A causa della cagionevole salute, Giuliana si ammala nuovamente e di giorno in giorno sembra essere più stanca e pallida, emaciata, trovando conforto nelle cure della madre di Tullio una volta deciso di trasferirsi presso La Badiola, una villa di campagna dove vive la suocera ed il fratello di Tullio, Federico. Tullio si rivela premuroso e sinceramente innamorato, circondando di tenerezze e attenzioni la donna, ancor di più quando ella gli appare fuggevole, come se cercasse di evitarlo. L'amore sembra tuttavia riaccendersi quando i due coniugi decidono di trascorrere una giornata a Villalilla, dove erano soliti recarsi durante i loro primi anni di nozze.
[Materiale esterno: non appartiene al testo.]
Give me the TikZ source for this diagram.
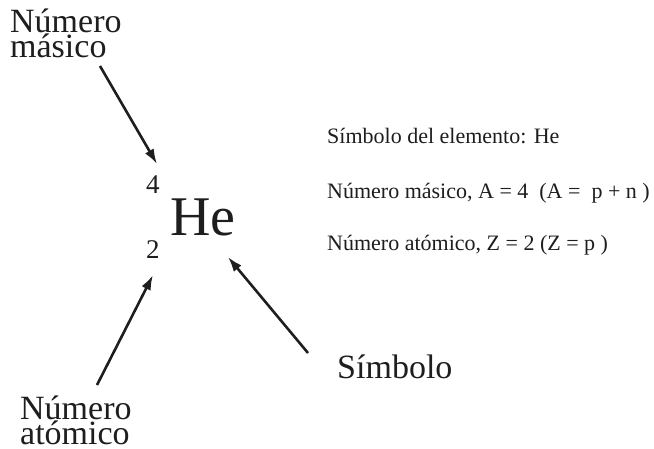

Non avremmo mai dovuto partire di qui, tu dicevi, dianzi. E forse saremmo stati felici. Tu non avresti sofferto il martirio, non avresti versato tante lacrime, non avresti perduto tanta vita; ma non avresti conosciuto il mio amore, tutto il mio amore...
Ella teneva il capo reclinato sul petto e le palpebre socchiuse; e ascoltava, immobile. I cigli le spandevano a sommo delle gote un'ombra che mi turbava più d'uno sguardo.
- Io, io stesso non avrei conosciuto il mio amore. [...] Cercavo un'altra passione, un'altra febbre, un'altra ebrezza. Volevo abbracciare la vita con una sola stretta. [...] E ho dovuto passare d'oscurità in oscurità, per anni, prima che si facesse questa luce nella mia nima, prima che questa grande verità m'apparisse. Non ho amato che una donna: te sola. [...] E tu eri nella mia casa mentre io ti cercavo lontano... Intendi ora? Intendi? Tu eri nella mia casa mentre io ti cercavo lontano.

L'autentico affetto ritrovato durerà il tempo di una bella giornata di primavera trascorsa nel loro giovanile nido d'amore a causa dell'aggravarsi delle condizioni di salute di Giuliana, colpita da un malore. La madre di Tullio confessa con entusiasmo al figlio che quella debolezza della moglie potrebbe essere dovuta ad una gravidanza, così Tullio comincia ad essere perseguitato da un tormento che sfocerà nell'odio verso il nascituro quando saprà dal medico che Giuliana è incinta.
Date le complicazioni di una gravidanza che era stata sconsigliata alla donna, così debole, Tullio, perseguitato da continui incubi, comincia a coltivare il desiderio - manifestato anche dalla moglie - che il bambino muoia prima di venire al mondo, ma insieme emerge anche la volontà di Tullio a rimanere vicino all'amata, apparendo quasi disposto a crescere il nascituro sopportando quell'immaginabile dolore per chi, da traditore pentito e redento, ha scoperto da poco di essere stato tradito.